Administrative Receivership
When companies borrow money, lenders often require security over company assets, becoming secured creditors (fixed or floating charge holders). In administrative receivership, control transfers to an administrative receiver who sells assets to recover money owed to the appointing lender.
Key differences from administration:
- Initiated by secured creditors who’ve lost faith in the company
- Administrative receiver owes duty only to the appointing lender
- Virtually abolished by Enterprise Act 2002 for floating charges created after 15 September 2003
- Now the rarest insolvency route
Company Voluntary Arrangement (CVA)
A CVA allows companies to agree with creditors about debt management. It’s effectively a contract between the company and creditors, proposed by the company through:
- The administrator (if in administration)

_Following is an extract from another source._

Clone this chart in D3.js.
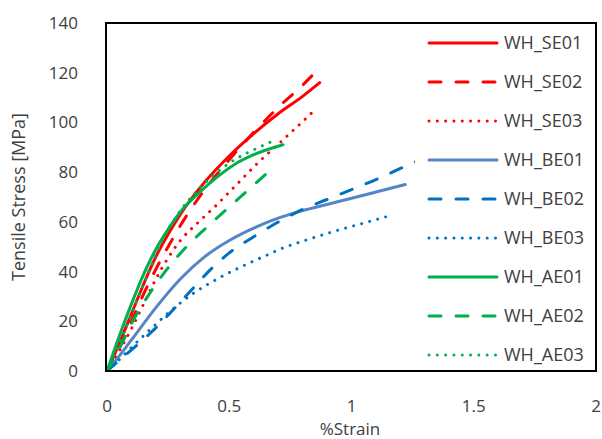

- The liquidator (if being wound up)
- The directors
Creditors or shareholders cannot propose CVAs. The process involves:
- Insolvency practitioner (nominee) reports to court on whether creditor/shareholder meetings should occur
- Meetings decide whether to approve the CVA
- If approved, the nominee becomes supervisor
- Upon completion, company liability to creditors is cleared
Companies can continue trading during and after CVA completion, with directors maintaining managerial control throughout.
Choosing the Right UK Corporate Insolvency Procedure
Selecting the appropriate procedure depends on various factors:
- Company viability: Can the business be saved?
- Asset values: Are there sufficient assets for creditor returns?
- Stakeholder support: Will creditors support rescue attempts?
- Time constraints: How urgent is action required?
- Management capability: Can current management continue?
Professional advice from licensed insolvency practitioners is essential for navigating these complex decisions and ensuring compliance with statutory requirements.
Next Steps for Companies Facing Financial Difficulties
If your company is experiencing financial difficulties, early professional advice is crucial. Licensed insolvency practitioners can assess your situation and recommend the most appropriate UK corporate insolvency procedure to protect stakeholder interests and maximise asset recovery.
Understanding these procedures empowers directors to make informed decisions during financial distress, potentially saving businesses and protecting stakeholder value through appropriate rescue mechanisms.